At the beginning of the film, there’s a scene when Elliott coaxes out the alien using Reese’s Pieces as bait. In the script, this was originally written to be M&M’s, but after they pulled out, Hershey’s, paying an estimated $1 million, filled in instead. E.T. went on to become the highest grossing film of the 1980s, and this in turn saw Hershey’s sales of Reese’s Piece’s rise 65% in the year after the films release. E.T. didn’t just promote Hershey’s, it really became a watershed for product placement due to the sheer amount of brands shown throughout the film. Looking at Jaws, released just seven years before E.T. and the second-highest grossing film of the 70s, as well as the film that pretty much created Event cinema, it had nine separate instances of product placement showing seven unique brands. E.T., on the other hand, showed in total 21 different brands that were incorporated within the 29 instances of product placement throughout the film. A Spielberg movie in general is a safe investment for a brand; the film will inevitably gross highly and will commonly be a PG-13, allowing the largest potential amount of consumers. 25% of Minority Report’s $102 million budget was reportedly provided through product placement alone, including Nokia paying $2 million to design the futuristic phones and Lexus with a $5 million investment to design Tom Cruise’s car. Minority Report held the record for the amount of cash earned solely through this form of advertising, but this is soon to be eclipsed by the new Bond film. The producers of the upcoming Bond 23 have recently announced that one-third of its costs would come directly from product advertising, which could be roughly in excess of $45 million. So, it’s safe to say that product placement isn’t going anywhere anytime soon. It’s not just about some greedy executive pawing after a few dollars; it has now really become a viable and secure way of fleshing out a huge chuck of a film’s budget.

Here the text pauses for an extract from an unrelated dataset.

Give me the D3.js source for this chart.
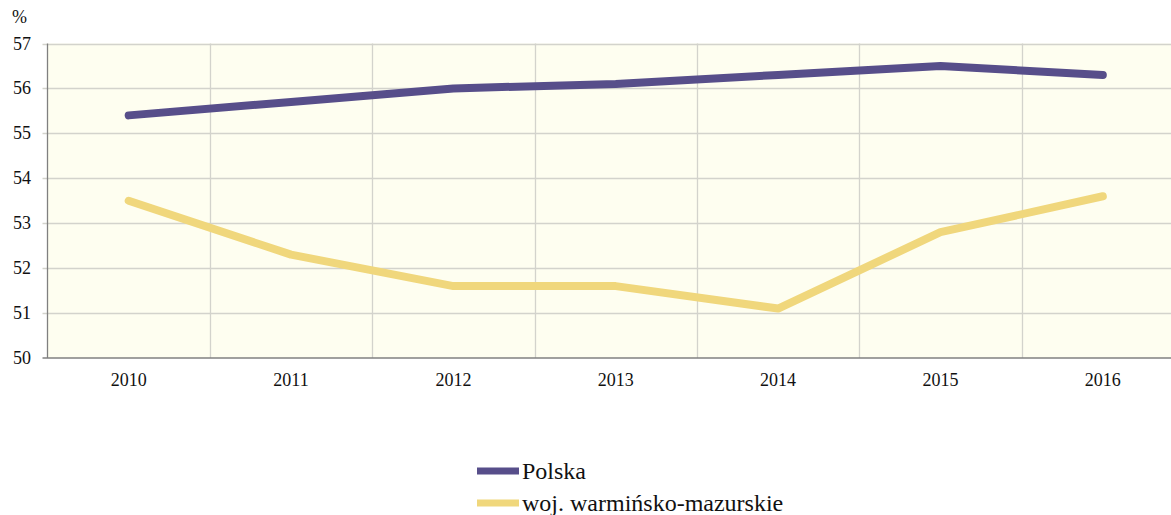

The Three Forms of Product Placement
Product placement (or under its recent title of ‘embedded advertising’) is usually seen as a blanket term, but there are specifically three separate ways in which a brand can become embedded within a film.
- Screen placement: when the brand is seen in either the foreground or background of a shot, like the use of Reese’s Pieces in E.T.
- Script placement: when one character openly names the brand in the film’s dialogue, such as Marty McFly ordering a Pepsi in Back to the Future.
- Plot placement (low intensity): the brand has some, usually small, relation with the film’s plot, e.g. in Demolition Man, Taco Bell being named as the only restaurant franchise in future; the main characters go there and eventually there’s a massive fight next to it. Plot placement (high intensity): when the product is frequently associated with the lead character or central storyline—Bond’s watch, car or phone, or the Delorean in Back to the Future.
Getting all three placements in one scene is obviously the coveted holy trinity for any brand; having their product seen, spoken about and intertwined within the film’s characterization and/or narrative development is ultimately the best way for maximum exposure.
Forrest Gump is a master class in product placement. The entire film’s plot revolves around Gump’s involvement with huge cultural events: Gump teaches Elvis to dance, inspires John Lennon to write “Imagine,” uncovers the Watergate scandal, and tons more. So, with the film lending itself to so many cultural significant moments, when Gump is involved with branded products, like his cross-country run for “2 months, 14 days and 16 hours” while wearing his trusty footwear (Nike) or his investment in a “fruit company” (Apple), it feels natural to the tone of movie. With the film dealing 100% in nostalgia, the products fit seamlessly in both grounding the film in the time period and allowing them to be a part of Gump’s story. However, when a film attempts to use this type of high intensity product placement without it feeling organic to the setting, tone or plot, it becomes too apparent to the audience and fails. In I, Robot, Will Smith’s character is a technophobe—he hates all modern appliances, especially the robots. The makers of the film choose to highlight this with Smith buying a pair of Converse All Stars at the beginning of the film. So Smith’s character’s a Luddite, but it’s not like everyone else in the film is wearing rocketboots or anything; they’ve just got really normal non-futuristic shoes on, and Smith wearing Converse isn’t a succinct way to highlight the character’s technophobia. Converse just paid the most. Whereas the products in Forrest Gump maintain consistency with the nostalgic tone of the narrative and interact naturally with the central character’s journey, the ones in I, Robot don’t; it just looks like Will Smith is taking timeouts throughout to appear in a Converse advertising campaign, which essentially he is.